I tried reducing stress and tension, also increasing soft and clear vocal modes, but I still get sibilance with Kevin, with S and Z even with P, K, T, D (I don’t know if it’s called sibilance for these or something else).
The best way is to reduce the duration of the sibilant consonant but most of the time I don’t like how it’s pronounced.
Strangely render quality affects sibilance negatively. “Prefer Quality” is more sibilant than “Prefer Speed”.
I haven’t experimented with rendering and processing the aspiration separately. Does it work? What is your workflow?
The simplest answer is to export the aspirant sounds separately, then recombine things after you’ve adjusted the levels of each component in isolation.
Don’t forget to use a de-esser just like you would with any other vocal recording.
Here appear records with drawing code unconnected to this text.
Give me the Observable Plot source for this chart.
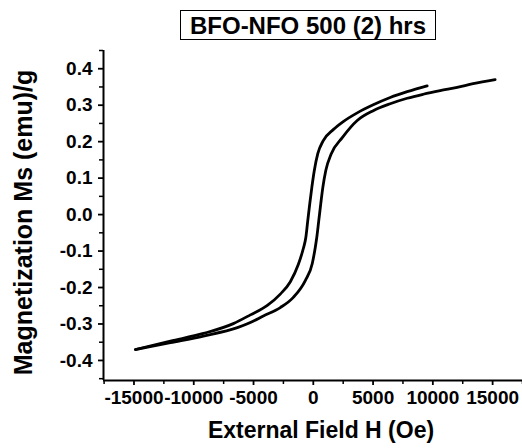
<!DOCTYPE html>
<html>
<head>
<meta charset="utf-8">
<script src="https://cdn.jsdelivr.net/npm/d3@7"></script>
<script src="https://cdn.jsdelivr.net/npm/@observablehq/plot@0.6"></script>
<style>
  html, body { margin: 0; padding: 0; background: #fff; }
  body { width: 522px; height: 448px; overflow: hidden; font-family: "Liberation Sans", Arial, sans-serif; }
  #title-wrap { height: 44px; position: relative; }
  #title {
    position: absolute; left: 180px; top: 10px; width: 254px; height: 28px;
    border: 1.5px solid #000; font-weight: bold; font-size: 24px; line-height: 29px;
    text-align: center; color: #000; white-space: nowrap;
  }
</style>
</head>
<body>
<div id="title-wrap"><div id="title">BFO-NFO 500 (2) hrs</div></div>
<div id="chart"></div>
<script>
// Upper (descending-field) branch, listed in increasing H
const upperH = [-14880, -11950, -9190, -6690, -5265, -3845, -2760, -1920, -1255, -835, -625, -460, -295, -125, 85, 375, 835, 1670, 2505, 3675, 5015, 6435, 7855, 9525];
const upperM = [-0.370, -0.347, -0.326, -0.299, -0.275, -0.249, -0.218, -0.184, -0.137, -0.093, -0.063, -0.016, 0.030, 0.074, 0.121, 0.167, 0.203, 0.233, 0.255, 0.279, 0.301, 0.321, 0.337, 0.353];
// Lower (ascending-field) branch, listed in increasing H
const lowerH = [-14880, -11950, -9190, -6350, -5265, -4180, -2760, -1670, -670, -85, 165, 290, 460, 625, 795, 1045, 1505, 2425, 3675, 5015, 6435, 7855, 9195, 10615, 12035, 13370, 15210];
const lowerM = [-0.370, -0.351, -0.333, -0.310, -0.296, -0.278, -0.255, -0.227, -0.181, -0.134, -0.090, -0.063, -0.016, 0.030, 0.074, 0.121, 0.167, 0.211, 0.258, 0.285, 0.304, 0.319, 0.330, 0.340, 0.349, 0.359, 0.370];

const xTicks = [-15000, -10000, -5000, 0, 5000, 10000, 15000];
const xMinor = [-17500, -12500, -7500, -2500, 2500, 7500, 12500, 17500];
const yTicks = [-0.4, -0.3, -0.2, -0.1, 0.0, 0.1, 0.2, 0.3, 0.4];
const yMinor = [-0.45, -0.35, -0.25, -0.15, -0.05, 0.05, 0.15, 0.25, 0.35, 0.45];
const xDomain = [-17550, 17500];
const yDomain = [-0.455, 0.45];

const xTitle = "External Field H (Oe)";
const yTitle = "Magnetization Ms (emu)/g";

const upper = upperH.map((h, i) => ({H: h, M: upperM[i]}));
const lower = lowerH.map((h, i) => ({H: h, M: lowerM[i]}));

const font = "Liberation Sans, Arial, sans-serif";

const chart = Plot.plot({
  width: 522,
  height: 404,
  marginTop: 6,
  marginLeft: 103,
  marginRight: 0,
  marginBottom: 68,
  style: {fontFamily: font, color: "#000", background: "#fff"},
  x: {domain: xDomain},
  y: {domain: yDomain},
  marks: [
    // minor ticks
    Plot.axisX({ticks: xMinor, tickSize: 4, tickFormat: () => "", stroke: "#000", strokeWidth: 1.5, label: null}),
    Plot.axisY({ticks: yMinor, tickSize: 4, tickFormat: () => "", stroke: "#000", strokeWidth: 1.5, label: null}),
    // major ticks and labels
    Plot.axisX({ticks: xTicks, tickSize: 5, tickPadding: 5, tickFormat: d => String(d), stroke: "#000", strokeWidth: 1.8,
      fontSize: 19, fontWeight: "bold", fill: "#000", label: null}),
    Plot.axisY({ticks: yTicks, tickSize: 5, tickPadding: 6, tickFormat: d => d.toFixed(1), stroke: "#000", strokeWidth: 1.8,
      fontSize: 19, fontWeight: "bold", fill: "#000", label: null}),
    // axis lines
    Plot.ruleX([xDomain[0]], {stroke: "#000", strokeWidth: 2}),
    Plot.ruleY([yDomain[0]], {stroke: "#000", strokeWidth: 2}),
    // hysteresis branches
    Plot.line(upper, {x: "H", y: "M", stroke: "#000", strokeWidth: 2.8, curve: "monotone-x"}),
    Plot.line(lower, {x: "H", y: "M", stroke: "#000", strokeWidth: 2.8, curve: "monotone-x"}),
    // axis titles
    Plot.text([xTitle], {frameAnchor: "bottom", text: d => d, dx: 8, dy: 57, lineAnchor: "bottom", textAnchor: "middle",
      fontSize: 23, fontWeight: "bold", fill: "#000"}),
    Plot.text([yTitle], {frameAnchor: "left", text: d => d, rotate: -90, dx: -80, dy: 7, lineAnchor: "middle", textAnchor: "middle",
      fontSize: 25, fontWeight: "bold", fill: "#000"})
  ]
});
document.getElementById("chart").appendChild(chart);
</script>
</body>
</html>
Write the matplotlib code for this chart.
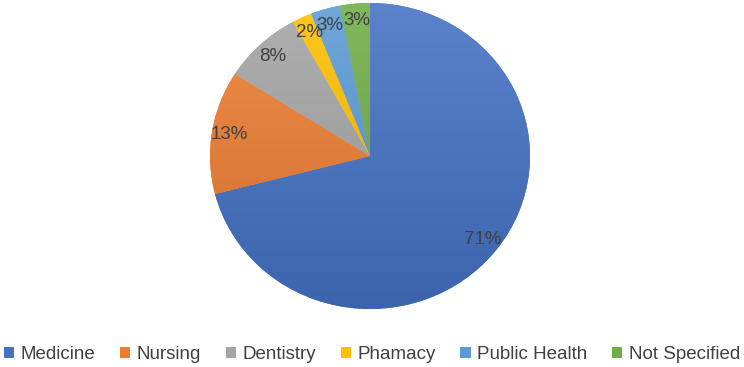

Of course, targeting the correct frequencies is much simpler when the aspirant sounds are isolated.
The other sounds you’re referring to are mostly plosives. They tend to be less problematic than sibilance, but you can tackle them with small dips in the Loudness parameter, as well as any of the usual techniques you’d apply to human vocals.
You could always try higher sample rates when saving and/or having a small gap between the words where the sibilance appears, but sometimes I have to use Soundforge with the smooth tool on the ‘sssss’ bits and RX10 de-click helps as well.
Sample rate is linked to the DAW project sample rate, so I can’t change it. Also I’m not sure how it will help to reduce sibilance.
I found that the most effective way to reduce sibilance is by minimizing breathiness to approximately -0.500. It works great. Do you think there is a drawback with this approach?
A further few thoughts on this. I find that Harrison AVA Vocal flow has one of the best De-essers if you can get it cheap enough. it might also be worth running the vocal track (MAKE BACKUPS) through a de-clicker.